A pick a day until my mom comes back to life.
So… yesterday didn’t go as planned. But that is the beauty to this, there is no plan, and nobody to hold me accountable except me. Which is hard. Discipline and consistency are very important, and I’m not very good at the former…which disrupts my pursuit of the latter. My mom wasn’t very good at the former either, and that’s why she’s not here anymore. Jabari Smith is a painful reminder of me and my mom’s shortcomings, and that means I must now project all of my feelings onto him for NOT BEING ABLE TO GET 3 MEASLY REBOUNDS IN THE SECOND HALF.
I see a lot of myself in Jabari, from a potential perspective he hasn’t really put it all together. The difference, however, is I have an inflated sense of my own potential without anyone having ever told me I was gonna be great, unlike him. It’s gotta be kinda nice being projected upon. I mean it must suck when you have to then deal with expectations like that, but to at least be seen for a moment through a lense in which you WANT to see yourself must feel great. Feels like a win in and of itself. I want to be a good gambler, and like anybody in this space I’ve had my fair share of wins, but it feels like that’s the only space, at this point of my life, where I can still find some sort of potential for myself.

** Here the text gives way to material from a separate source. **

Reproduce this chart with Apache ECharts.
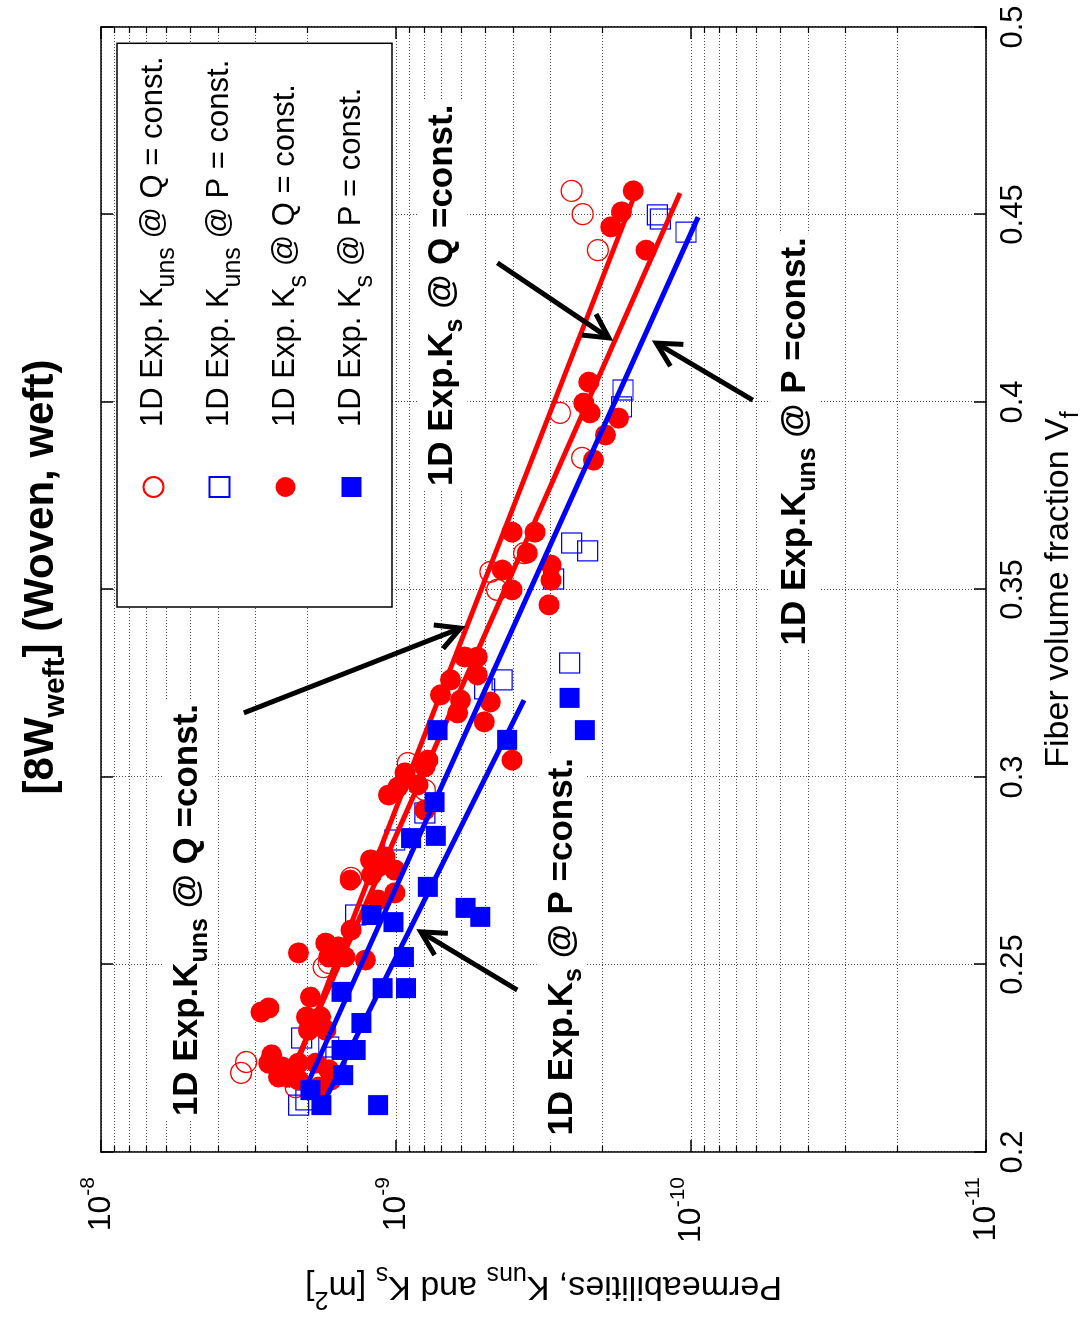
<!DOCTYPE html>
<html>
<head>
<meta charset="utf-8">
<script src="https://cdn.jsdelivr.net/npm/echarts@6/dist/echarts.min.js"></script>
<style>
html,body{margin:0;padding:0;background:#fff;overflow:hidden;width:1089px;height:1325px;}
#wrap{position:absolute;left:0;top:0;width:1089px;height:1325px;overflow:hidden;}
#chart{position:absolute;left:0;top:0;width:1325px;height:1089px;transform-origin:0 0;transform:translate(0,1325px) rotate(-90deg);}
</style>
</head>
<body>
<div id="wrap"><div id="chart"></div></div>
<script>
// ---------------- DATA (Vf = fiber volume fraction, K = permeability [m^2]) ----------------
// 1D Exp. K_uns @ Q = const. (open red circles)
const kunsQ_vf = [0.2211,0.2240,0.2173,0.2493,0.2504,0.2731,0.3037,0.2965,0.3547,0.3499,0.3597,0.3971,0.3851,0.4563,0.4501,0.4405];
const kunsQ_k  = [3.35e-9,3.22e-9,2.19e-9,1.76e-9,1.69e-9,1.42e-9,9.12e-10,7.98e-10,4.79e-10,4.54e-10,3.68e-10,2.78e-10,2.34e-10,2.54e-10,2.33e-10,2.07e-10];
// 1D Exp. K_uns @ P = const. (open blue squares)
const kunsP_vf = [0.2125,0.2139,0.2304,0.2280,0.2253,0.2632,0.2832,0.2904,0.3235,0.3259,0.3304,0.3528,0.3624,0.3603,0.3987,0.4032,0.4499,0.4488,0.4453];
const kunsP_k  = [2.14e-9,2.02e-9,2.09e-9,1.69e-9,1.60e-9,1.37e-9,1.01e-9,7.98e-10,5.01e-10,4.37e-10,2.58e-10,2.92e-10,2.54e-10,2.24e-10,1.72e-10,1.70e-10,1.30e-10,1.27e-10,1.04e-10];
// 1D Exp. K_s @ Q = const. (filled red circles)
const ksQ_vf = [0.4563,0.4507,0.4467,0.4405,0.4053,0.3997,0.3971,0.3957,0.3912,0.3845,
  0.3653,0.3653,0.3597,0.3552,0.3565,0.3525,0.3499,0.3459,0.3320,0.3320,
  0.3272,0.3259,0.3219,0.3205,0.3200,0.3171,0.3147,0.3045,0.3045,0.3011,
  0.3027,0.2973,0.2979,0.2952,0.2912,0.2779,0.2760,0.2752,0.2725,0.2787,
  0.2739,0.2691,0.2672,0.2592,0.2557,0.2547,0.2531,0.2520,0.2512,0.2520,
  0.2413,0.2373,0.2384,0.2360,0.2360,0.2325,0.2325,0.2259,0.2237,0.2227,
  0.2237,0.2237,0.2219,0.2200,0.2192,0.2192,0.2173];
const ksQ_k = [1.57e-10,1.72e-10,1.87e-10,1.42e-10,2.22e-10,2.31e-10,2.20e-10,1.76e-10,1.95e-10,2.14e-10,
  4.04e-10,3.38e-10,3.59e-10,4.36e-10,2.98e-10,2.98e-10,4.04e-10,3.03e-10,5.86e-10,5.30e-10,
  5.30e-10,6.53e-10,7.06e-10,6.04e-10,4.79e-10,6.18e-10,5.02e-10,7.80e-10,4.04e-10,9.33e-10,
  7.99e-10,9.85e-10,8.43e-10,1.06e-9,7.99e-10,1.22e-9,1.15e-9,1.01e-9,1.43e-9,1.09e-9,
  1.21e-9,1.01e-9,1.15e-9,1.42e-9,1.73e-9,1.57e-9,2.14e-9,1.49e-9,1.27e-9,1.69e-9,
  1.95e-9,2.87e-9,2.70e-9,2.01e-9,1.80e-9,1.98e-9,1.73e-9,2.64e-9,2.70e-9,2.44e-9,
  2.14e-9,1.87e-9,1.69e-9,2.50e-9,2.14e-9,1.66e-9,1.83e-9];
// 1D Exp. K_s @ P = const. (filled blue squares)
const ksP_vf = [0.2165,0.2125,0.2125,0.2205,0.2272,0.2272,0.2344,0.2427,0.2437,0.2437,0.2520,0.2632,0.2613,0.2707,0.2651,0.2627,0.2837,0.2843,0.2933,0.3125,0.3099,0.3211,0.3125];
const ksP_k  = [1.95e-9,1.79e-9,1.15e-9,1.51e-9,1.53e-9,1.37e-9,1.31e-9,1.53e-9,1.11e-9,9.25e-10,9.40e-10,1.21e-9,1.02e-9,7.80e-10,5.81e-10,5.18e-10,8.89e-10,7.33e-10,7.40e-10,7.23e-10,4.20e-10,2.58e-10,2.29e-10];
// fitted lines (end points)
const fitKunsQ_vf = [0.2173, 0.4547], fitKunsQ_k = [2.33e-9, 1.56e-10];
const fitKsQ_vf   = [0.2173, 0.4557], fitKsQ_k   = [2.38e-9, 1.09e-10];
const fitKunsP_vf = [0.2173, 0.4493], fitKunsP_k = [2.02e-9, 9.46e-11];
const fitKsP_vf   = [0.2147, 0.3205], fitKsP_k   = [1.72e-9, 3.68e-10];
// annotation arrows: [tail, tip] in data coordinates
const arrows = [
  [[0.3171, 3.28e-9], [0.3397, 6.04e-10]],
  [[0.2432, 3.88e-10], [0.2587, 8.24e-10]],
  [[0.4371, 4.53e-10], [0.4171, 1.90e-10]],
  [[0.4005, 6.18e-11], [0.4157, 1.31e-10]]
];
// annotation labels: anchor (start of text) in data coordinates
const notes = [
  {at: [0.2085, 5.09e-9],  txt: '{a|1D Exp.K}{s|uns}{a| @ Q =const.}'},
  {at: [0.2033, 2.74e-10], txt: '{a|1D Exp.K}{s|s}{a| @ P =const.}'},
  {at: [0.3765, 6.95e-10], txt: '{a|1D Exp.K}{s|s}{a| @ Q =const.}'},
  {at: [0.3340, 4.43e-11], txt: '{a|1D Exp.K}{s|uns}{a| @ P =const.}'}
];
const seriesNames = ['1D Exp. K_uns @ Q = const.', '1D Exp. K_uns @ P = const.', '1D Exp. K_s @ Q = const.', '1D Exp. K_s @ P = const.'];
const legendRich = {
  '1D Exp. K_uns @ Q = const.': '1D Exp. K{sub|uns} @ Q = const.',
  '1D Exp. K_uns @ P = const.': '1D Exp. K{sub|uns} @ P = const.',
  '1D Exp. K_s @ Q = const.': '1D Exp. K{sub|s} @ Q = const.',
  '1D Exp. K_s @ P = const.': '1D Exp. K{sub|s} @ P = const.'
};
// ---------------------------------------------------------------------------------------

const FF = 'Liberation Sans, Arial, Helvetica, sans-serif';
const RED = '#ff0000', BLUE = '#0000ff';
const SQUARE = 'path://M0,0L20,0L20,20L0,20Z';
function zip(a, b) { return a.map((v, i) => [v, b[i]]); }

const chart = echarts.init(document.getElementById('chart'), null, {renderer: 'canvas', width: 1325, height: 1089});

const gridLine = {show: true, lineStyle: {color: '#505050', width: 1, type: [1, 2]}};
const logAxisBase = {
  type: 'log', logBase: 10, min: 1e-11, max: 1e-8,
  axisLine: {show: true, onZero: false, lineStyle: {color: '#000', width: 1.5}},
  axisTick: {show: true, inside: true, length: 12, lineStyle: {color: '#000', width: 1.5}},
  minorTick: {show: true, splitNumber: 9, length: 6, lineStyle: {color: '#000', width: 1.2}}
};
const linAxisBase = {
  type: 'value', min: 0.2, max: 0.5, interval: 0.05,
  axisLine: {show: true, onZero: false, lineStyle: {color: '#000', width: 1.5}},
  axisTick: {show: true, inside: true, length: 12, lineStyle: {color: '#000', width: 1.5}}
};

const option = {
  animation: false,
  backgroundColor: '#fff',
  title: {
    text: '{a|[8W}{sub|weft}{a|] (Woven, weft)}',
    left: 743, top: 6, textAlign: 'center',
    textStyle: {
      rich: {
        a: {fontFamily: FF, fontSize: 42, fontWeight: 'bold', color: '#000', lineHeight: 60},
        sub: {fontFamily: FF, fontSize: 30, fontWeight: 'bold', color: '#000', lineHeight: 30, padding: [30, 0, 0, 0]}
      }
    }
  },
  legend: {
    show: true, orient: 'vertical', left: 718, top: 117,
    data: [
      {name: seriesNames[0], icon: 'circle'},
      {name: seriesNames[1], icon: SQUARE},
      {name: seriesNames[2], icon: 'circle'},
      {name: seriesNames[3], icon: SQUARE}
    ],
    itemWidth: 110, itemHeight: 20, itemGap: 13,
    padding: [10, 13, 14, 109],
    backgroundColor: '#fff', borderColor: '#000', borderWidth: 1.5,
    selectedMode: false,
    formatter: n => legendRich[n],
    textStyle: {
      fontFamily: FF, fontSize: 31, color: '#000', lineHeight: 52,
      rich: {sub: {fontFamily: FF, fontSize: 25, color: '#000', lineHeight: 25, padding: [28, 0, 0, 0]}}
    }
  },
  grid: {left: 173, right: 27, top: 101, bottom: 97, containLabel: false},
  xAxis: [
    Object.assign({}, linAxisBase, {
      position: 'bottom',
      splitLine: gridLine,
      axisLabel: {show: true, fontFamily: FF, fontSize: 31, color: '#000', margin: 12},
      name: '{a|Fiber volume fraction V}{sub|f}',
      nameLocation: 'middle', nameGap: 48,
      nameTextStyle: {
        rich: {
          a: {fontFamily: FF, fontSize: 34, color: '#000', lineHeight: 50},
          sub: {fontFamily: FF, fontSize: 25, color: '#000', lineHeight: 25, padding: [25, 0, 0, 0]}
        }
      }
    }),
    Object.assign({}, linAxisBase, {position: 'top', splitLine: {show: false}, axisLabel: {show: false}})
  ],
  yAxis: [
    Object.assign({}, logAxisBase, {
      position: 'left',
      splitLine: gridLine,
      minorSplitLine: gridLine,
      axisLabel: {
        show: true, margin: 25,
        formatter: v => '{b|10}{s|' + Math.round(Math.log10(v)) + '}',
        rich: {
          b: {fontFamily: FF, fontSize: 32, color: '#000', lineHeight: 47},
          s: {fontFamily: FF, fontSize: 21, color: '#000', lineHeight: 21, padding: [0, 0, 26, 0]}
        }
      },
      name: '{a|Permeabilities, K}{sub|uns}{a| and K}{sub|s}{a| [m}{sup|2}{a|]}',
      nameLocation: 'middle', nameRotate: 90, nameGap: 109,
      nameTextStyle: {
        rich: {
          a: {fontFamily: FF, fontSize: 34, color: '#000', lineHeight: 50},
          sub: {fontFamily: FF, fontSize: 25, color: '#000', lineHeight: 25, padding: [25, 0, 0, 0]},
          sup: {fontFamily: FF, fontSize: 25, color: '#000', lineHeight: 25, padding: [0, 0, 25, 0]}
        }
      }
    }),
    Object.assign({}, logAxisBase, {position: 'right', splitLine: {show: false}, axisLabel: {show: false}})
  ],
  series: [
    {name: seriesNames[0], type: 'scatter', z: 2, symbol: 'circle', symbolSize: 21,
     itemStyle: {color: 'rgba(255,255,255,0)', borderColor: RED, borderWidth: 1.2, opacity: 1},
     data: zip(kunsQ_vf, kunsQ_k)},
    {name: seriesNames[1], type: 'scatter', z: 3, symbol: 'rect', symbolSize: 20,
     itemStyle: {color: 'rgba(255,255,255,0)', borderColor: BLUE, borderWidth: 1.2, opacity: 1},
     data: zip(kunsP_vf, kunsP_k)},
    {name: seriesNames[2], type: 'scatter', z: 4, symbol: 'circle', symbolSize: 21,
     itemStyle: {color: RED, opacity: 1}, data: zip(ksQ_vf, ksQ_k)},
    {name: 'fit1', type: 'line', z: 5, symbol: 'none', silent: true, lineStyle: {color: RED, width: 5},
     data: zip(fitKunsQ_vf, fitKunsQ_k)},
    {name: 'fit2', type: 'line', z: 5, symbol: 'none', silent: true, lineStyle: {color: RED, width: 5},
     data: zip(fitKsQ_vf, fitKsQ_k)},
    {name: seriesNames[3], type: 'scatter', z: 6, symbol: 'rect', symbolSize: 20,
     itemStyle: {color: BLUE, opacity: 1}, data: zip(ksP_vf, ksP_k)},
    {name: 'fit3', type: 'line', z: 7, symbol: 'none', silent: true, lineStyle: {color: BLUE, width: 5},
     data: zip(fitKunsP_vf, fitKunsP_k)},
    {name: 'fit4', type: 'line', z: 7, symbol: 'none', silent: true, lineStyle: {color: BLUE, width: 5},
     data: zip(fitKsP_vf, fitKsP_k)}
  ]
};
chart.setOption(option);

// annotations (arrows + bold labels), positioned from data coordinates
const px = p => chart.convertToPixel({gridIndex: 0}, p);
const gfx = [];
const noteRich = {
  a: {fontFamily: FF, fontSize: 35, fontWeight: 'bold', fill: '#000', lineHeight: 50},
  s: {fontFamily: FF, fontSize: 25, fontWeight: 'bold', fill: '#000', lineHeight: 25, padding: [25, 0, 0, 0]}
};
notes.forEach(n => {
  const p = px(n.at);
  gfx.push({type: 'text', x: p[0], y: p[1], z: 50,
    style: {text: n.txt, rich: noteRich, align: 'left', verticalAlign: 'middle',
            backgroundColor: '#fff', padding: [0, 4, 0, 4]}});
});
arrows.forEach(ar => {
  const a = px(ar[0]), b = px(ar[1]);
  const ang = Math.atan2(b[1] - a[1], b[0] - a[0]);
  const L = 27, phi = 28 * Math.PI / 180;
  const h1 = [b[0] - L * Math.cos(ang - phi), b[1] - L * Math.sin(ang - phi)];
  const h2 = [b[0] - L * Math.cos(ang + phi), b[1] - L * Math.sin(ang + phi)];
  gfx.push({type: 'polyline', z: 60, shape: {points: [a, b]}, style: {stroke: '#000', lineWidth: 5, fill: null}});
  gfx.push({type: 'polyline', z: 60, shape: {points: [h1, b, h2]}, style: {stroke: '#000', lineWidth: 5, fill: null, lineJoin: 'miter'}});
});
chart.setOption({graphic: gfx});
</script>
</body>
</html>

I struggle thinking of my mom in pursuit of potential. It pains me to say, but it feels like she didn’t have any. She was an alcoholic hypochondriac with an anxiety disorder and a son with anger and mental impairments. She got a tough draw. But she also just became her draw. Forever she was reliant on the men in her life, and as her looks faded, those men became less and less of winners. Her last man is a fine one, but he’s a man of faith and had his own personal limitations, but that’s for a different time. This is all to say, at a certain point, my mom became a bit of a potential abyss. We talk, in sports, a lot about floor and ceiling and the irony is not lost on me that my mom’s ceiling is now six feet under. I cannot yet put into words my deep sadness and bitterness bubbling from her death, but it also feels like such a projection, but my hope and potential isn’t much higher. I can find much content in existence and forever my mom could too. Until she couldn’t. And life spiraled in a way where she was devoured by the nothingness in her existence and she reached a point of no return. Like she was in the nothing place in Get Out. And then she just goes on and dies. And I’m here refreshing the rockets/raptors gamecast to see if Jabari got another rebound, while simultaneously watching Jaylen Brown’s teammates hit every shot for Payton Pritchard, but brick all shots off his passes (lol I forgot to mention that bet lost too, but thank god that was a bonus bet :P).
Anyway, today’s pick is: STEPHON CASTLE OVER 5.5 ASSISTS
Castle’s assists number have been trending down since game 1, but he’s due. Miami is good at allowing assists to guards and they play with great haste! They’re number 1 in the league right now in pace, and Castle should athletically benefit from all the running and the extra possessions. This is a don’t overthink it pick for a guy that I’ll probably be overthinking all year as my bias (he’s a good player) creeps into every value opportunity that creeps up when Fox returns and all the cooks in San Antonio’s kitchen starts gassing up their fryers.
Good luck with your bets, and as always, I’ll see you on the other side!